Foundational paper

Connect, do not integrate

Systems can work together without being forced to understand, absorb or inherit each other’s internal architecture.

Context

Why this paper exists

TomorrowX investigated connection as an alternative to integration because point-to-point change repeatedly transfers assumptions and repair obligations into every participating system. The goal was not to deny that deep integration is sometimes appropriate. It was to create a lower-disruption option: mediate protocols, meanings, policy and non-functional requirements at the boundary so each system can remain autonomous.

Why integration becomes a bottomless commitment

Enterprise integration begins with a reasonable objective: make two systems work together. The difficulty is that each system has its own data model, protocol, release cycle, security assumptions and error behaviour. A direct build encodes knowledge of one inside the other or inside a bespoke intermediary.

When either side changes, the integration must be analysed, tested and repaired. As the number of systems grows, dependencies multiply. What appeared to be a connection becomes a permanent programme of synchronising internal assumptions.

The cost is not limited to initial development. It includes every future change, outage, audit, migration and skills dependency created by the coupling.

Connection starts from the boundary

A mediated connection treats each system as a component with a visible contract. System A continues to speak and behave as System A. System B continues to speak and behave as System B. Data Mediation understands the interaction between them and translates only what is required for the shared outcome.

This preserves autonomy. The systems do not need a common internal model, a common technology generation or a shared release. The mediated solution owns the mapping, policy and sequence that belong specifically to the relationship.

Connect means make the interaction work. Integrate often means make the systems change until they resemble a common design.

Connection Without Reciprocal DependencyDirect integration creates reciprocal assumptions.
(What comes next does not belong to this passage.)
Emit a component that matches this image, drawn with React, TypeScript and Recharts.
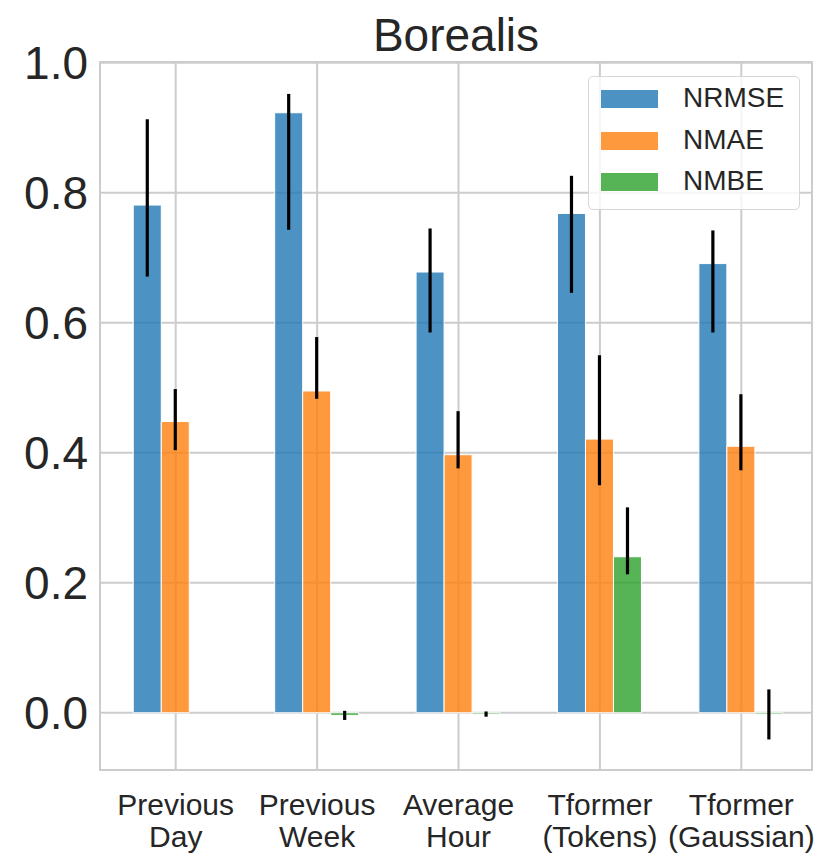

A mediated connection lets each system keep its own contract while meaning, policy and evidence are handled between them.
CONNECTION WITHOUT RECIPROCAL DEPENDENCY
SYSTEM A
Retains its own protocol and contract
MEDIATED CONNECTION
Translate meaning, policy and evidence
SYSTEM B
Retains its own protocol and contract
CONNECT SYSTEMS WITHOUT ENTANGLING THEIR INTERNALS.
Direct integration creates reciprocal assumptions. A mediated connection lets each system keep its own contract while meaning, policy and evidence are handled between them.

Protocol translation is necessary but not sufficient

Changing syntax from one protocol or data structure to another is only the first layer. Useful connection may require semantic interpretation: what a field means, when a message is valid, which sequence is expected, how identity is represented and what action is permitted.

A fully programmable mediation capability can combine deterministic mappings with probabilistic intelligence when ambiguity exists. It can consult services, models or reference data while retaining explicit policy around what those components may decide.

The outcome is not generic translation for its own sake. It is a governed interaction that expresses the business meaning required by both sides.

Autonomy reduces the cost of change and repair

When relationship logic is externalised, a change to one system can often be absorbed in the mediation layer. The other system continues to see the contract it expects. Repair work is localised rather than propagated through the estate.

This is especially valuable during mergers, migrations and staged modernisation. Old and new systems can coexist while the mediated connection progressively changes routing, transformations or validation. The organisation can compare outputs and roll back without forcing a simultaneous release across every participant.

Decoupling therefore reduces both the cost of planned change and the cost of repairing unexpected consequences.

The connection has its own non-functional requirements

A relationship between systems must be secure, performant, resilient and observable in its own right. These properties cannot be assumed simply because each endpoint is well engineered.

Data Mediation binds non-functional requirements to the connection: permitted locations, throughput, fail behaviour, retry, encryption, masking, telemetry, lineage and evidence. The connection becomes an operated asset rather than undocumented glue.

This is crucial for AI and partner access, where the consuming side may change rapidly while the system of record remains stable.

When deep integration is still the right answer

Some capabilities belong inside a system. If behaviour is fundamental to the system’s enduring responsibility, requires intimate access to internal state or will be more reliable and economical as part of a planned redesign, internal change may be correct.

Data Mediation adds an architectural choice. It allows an organisation to deliver and prove an interaction-level outcome without committing immediately to invasive integration. Evidence from operation can then inform whether the capability should remain mediated, be absorbed into a future platform or be retired after transition.

The principle is not “never integrate”. It is “do not integrate by default when connection can achieve the outcome with less disruption and greater reversibility”.